Code that draws figures
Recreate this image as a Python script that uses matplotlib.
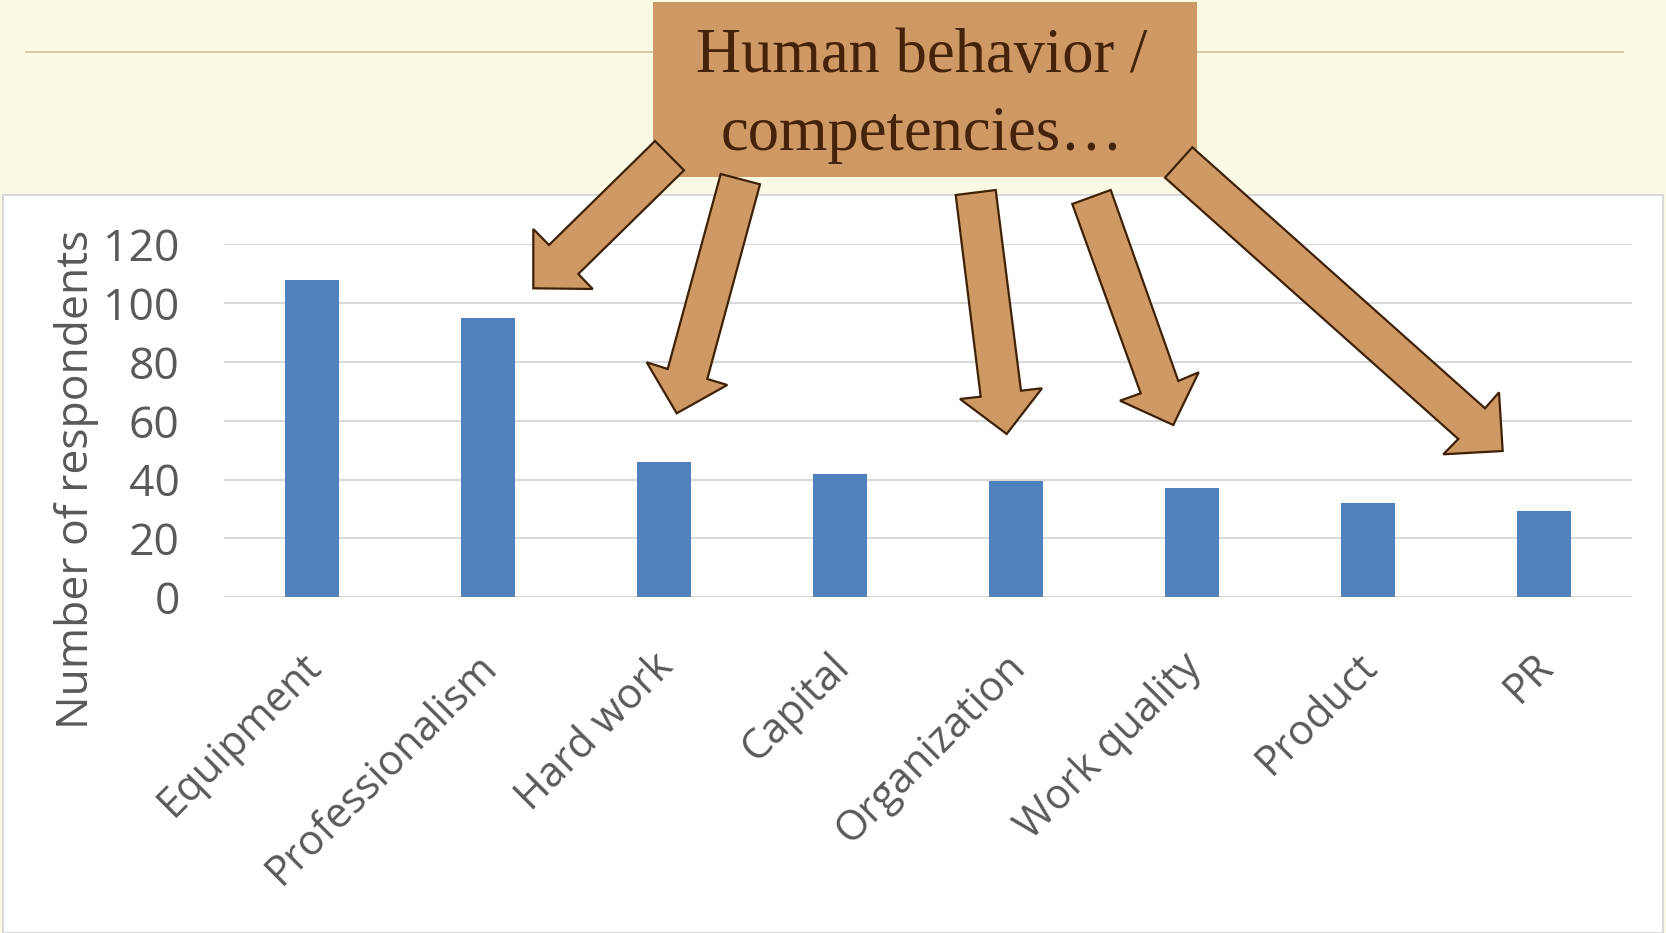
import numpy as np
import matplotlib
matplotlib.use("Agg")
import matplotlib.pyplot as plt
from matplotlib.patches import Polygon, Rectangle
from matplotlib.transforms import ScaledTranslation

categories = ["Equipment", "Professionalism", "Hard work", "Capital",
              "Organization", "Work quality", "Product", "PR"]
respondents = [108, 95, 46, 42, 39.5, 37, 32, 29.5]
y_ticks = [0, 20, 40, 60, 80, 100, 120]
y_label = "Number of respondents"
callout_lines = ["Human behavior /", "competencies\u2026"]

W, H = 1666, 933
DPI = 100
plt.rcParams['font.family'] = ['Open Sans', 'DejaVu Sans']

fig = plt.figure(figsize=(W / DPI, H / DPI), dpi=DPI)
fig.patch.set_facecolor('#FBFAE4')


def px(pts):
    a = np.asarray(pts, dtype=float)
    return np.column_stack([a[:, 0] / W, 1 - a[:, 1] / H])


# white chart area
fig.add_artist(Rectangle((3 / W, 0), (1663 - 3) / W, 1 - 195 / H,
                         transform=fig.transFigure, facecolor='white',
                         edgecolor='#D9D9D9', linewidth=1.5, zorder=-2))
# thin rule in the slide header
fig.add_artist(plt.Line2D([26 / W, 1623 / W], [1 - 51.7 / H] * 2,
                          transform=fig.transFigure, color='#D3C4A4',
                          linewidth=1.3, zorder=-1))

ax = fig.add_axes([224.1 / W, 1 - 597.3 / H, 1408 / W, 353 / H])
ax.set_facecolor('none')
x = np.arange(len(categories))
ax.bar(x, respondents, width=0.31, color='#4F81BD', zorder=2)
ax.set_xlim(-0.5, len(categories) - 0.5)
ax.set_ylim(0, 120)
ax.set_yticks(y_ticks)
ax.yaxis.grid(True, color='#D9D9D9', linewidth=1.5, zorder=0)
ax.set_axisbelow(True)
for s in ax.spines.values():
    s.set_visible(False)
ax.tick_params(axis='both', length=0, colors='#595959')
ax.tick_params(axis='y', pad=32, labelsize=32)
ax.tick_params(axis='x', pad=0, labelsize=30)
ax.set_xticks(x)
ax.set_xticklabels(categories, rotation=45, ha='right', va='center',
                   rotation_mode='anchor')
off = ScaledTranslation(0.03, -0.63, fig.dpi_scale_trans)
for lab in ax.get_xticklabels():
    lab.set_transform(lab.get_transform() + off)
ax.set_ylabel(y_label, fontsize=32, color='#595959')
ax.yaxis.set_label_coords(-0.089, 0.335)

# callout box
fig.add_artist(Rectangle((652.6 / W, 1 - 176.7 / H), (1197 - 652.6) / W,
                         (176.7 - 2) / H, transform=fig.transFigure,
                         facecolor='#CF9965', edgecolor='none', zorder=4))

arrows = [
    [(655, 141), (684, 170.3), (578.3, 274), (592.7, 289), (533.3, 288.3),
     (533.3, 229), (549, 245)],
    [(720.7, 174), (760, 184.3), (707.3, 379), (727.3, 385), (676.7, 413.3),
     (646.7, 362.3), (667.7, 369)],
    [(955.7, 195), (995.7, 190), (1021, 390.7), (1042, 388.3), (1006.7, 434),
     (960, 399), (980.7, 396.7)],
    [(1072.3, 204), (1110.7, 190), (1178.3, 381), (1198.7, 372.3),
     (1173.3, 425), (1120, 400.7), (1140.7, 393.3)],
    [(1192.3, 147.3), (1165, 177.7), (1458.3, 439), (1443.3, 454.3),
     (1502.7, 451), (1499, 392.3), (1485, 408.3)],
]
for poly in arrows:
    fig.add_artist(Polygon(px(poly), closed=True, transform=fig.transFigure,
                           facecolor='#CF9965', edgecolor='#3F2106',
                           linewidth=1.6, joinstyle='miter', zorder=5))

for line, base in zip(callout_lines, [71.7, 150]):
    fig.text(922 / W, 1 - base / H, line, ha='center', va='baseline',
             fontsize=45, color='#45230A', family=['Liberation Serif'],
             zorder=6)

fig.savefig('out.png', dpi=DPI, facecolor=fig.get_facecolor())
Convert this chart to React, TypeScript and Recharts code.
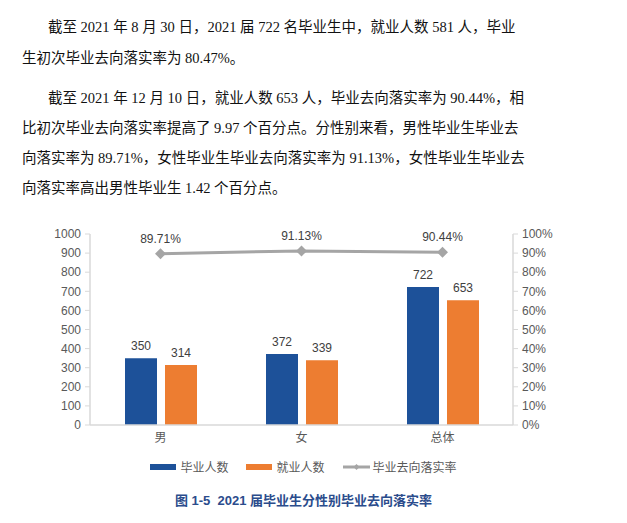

◆ **WHAT IS BEING ASKED**
Your copy should repeat each entry above exactly but contain no pictures.

◆ **RESULT OF THIS TASK**
Recreate this image as a Python script that uses matplotlib.
import numpy as np
import matplotlib
matplotlib.use("Agg")
import matplotlib.pyplot as plt
from matplotlib.patches import Polygon, Rectangle
from matplotlib.transforms import ScaledTranslation

categories = ["Equipment", "Professionalism", "Hard work", "Capital",
              "Organization", "Work quality", "Product", "PR"]
respondents = [108, 95, 46, 42, 39.5, 37, 32, 29.5]
y_ticks = [0, 20, 40, 60, 80, 100, 120]
y_label = "Number of respondents"
callout_lines = ["Human behavior /", "competencies\u2026"]

W, H = 1666, 933
DPI = 100
plt.rcParams['font.family'] = ['Open Sans', 'DejaVu Sans']

fig = plt.figure(figsize=(W / DPI, H / DPI), dpi=DPI)
fig.patch.set_facecolor('#FBFAE4')


def px(pts):
    a = np.asarray(pts, dtype=float)
    return np.column_stack([a[:, 0] / W, 1 - a[:, 1] / H])


# white chart area
fig.add_artist(Rectangle((3 / W, 0), (1663 - 3) / W, 1 - 195 / H,
                         transform=fig.transFigure, facecolor='white',
                         edgecolor='#D9D9D9', linewidth=1.5, zorder=-2))
# thin rule in the slide header
fig.add_artist(plt.Line2D([26 / W, 1623 / W], [1 - 51.7 / H] * 2,
                          transform=fig.transFigure, color='#D3C4A4',
                          linewidth=1.3, zorder=-1))

ax = fig.add_axes([224.1 / W, 1 - 597.3 / H, 1408 / W, 353 / H])
ax.set_facecolor('none')
x = np.arange(len(categories))
ax.bar(x, respondents, width=0.31, color='#4F81BD', zorder=2)
ax.set_xlim(-0.5, len(categories) - 0.5)
ax.set_ylim(0, 120)
ax.set_yticks(y_ticks)
ax.yaxis.grid(True, color='#D9D9D9', linewidth=1.5, zorder=0)
ax.set_axisbelow(True)
for s in ax.spines.values():
    s.set_visible(False)
ax.tick_params(axis='both', length=0, colors='#595959')
ax.tick_params(axis='y', pad=32, labelsize=32)
ax.tick_params(axis='x', pad=0, labelsize=30)
ax.set_xticks(x)
ax.set_xticklabels(categories, rotation=45, ha='right', va='center',
                   rotation_mode='anchor')
off = ScaledTranslation(0.03, -0.63, fig.dpi_scale_trans)
for lab in ax.get_xticklabels():
    lab.set_transform(lab.get_transform() + off)
ax.set_ylabel(y_label, fontsize=32, color='#595959')
ax.yaxis.set_label_coords(-0.089, 0.335)

# callout box
fig.add_artist(Rectangle((652.6 / W, 1 - 176.7 / H), (1197 - 652.6) / W,
                         (176.7 - 2) / H, transform=fig.transFigure,
                         facecolor='#CF9965', edgecolor='none', zorder=4))

arrows = [
    [(655, 141), (684, 170.3), (578.3, 274), (592.7, 289), (533.3, 288.3),
     (533.3, 229), (549, 245)],
    [(720.7, 174), (760, 184.3), (707.3, 379), (727.3, 385), (676.7, 413.3),
     (646.7, 362.3), (667.7, 369)],
    [(955.7, 195), (995.7, 190), (1021, 390.7), (1042, 388.3), (1006.7, 434),
     (960, 399), (980.7, 396.7)],
    [(1072.3, 204), (1110.7, 190), (1178.3, 381), (1198.7, 372.3),
     (1173.3, 425), (1120, 400.7), (1140.7, 393.3)],
    [(1192.3, 147.3), (1165, 177.7), (1458.3, 439), (1443.3, 454.3),
     (1502.7, 451), (1499, 392.3), (1485, 408.3)],
]
for poly in arrows:
    fig.add_artist(Polygon(px(poly), closed=True, transform=fig.transFigure,
                           facecolor='#CF9965', edgecolor='#3F2106',
                           linewidth=1.6, joinstyle='miter', zorder=5))

for line, base in zip(callout_lines, [71.7, 150]):
    fig.text(922 / W, 1 - base / H, line, ha='center', va='baseline',
             fontsize=45, color='#45230A', family=['Liberation Serif'],
             zorder=6)

fig.savefig('out.png', dpi=DPI, facecolor=fig.get_facecolor())
Convert this chart to React, TypeScript and Recharts code.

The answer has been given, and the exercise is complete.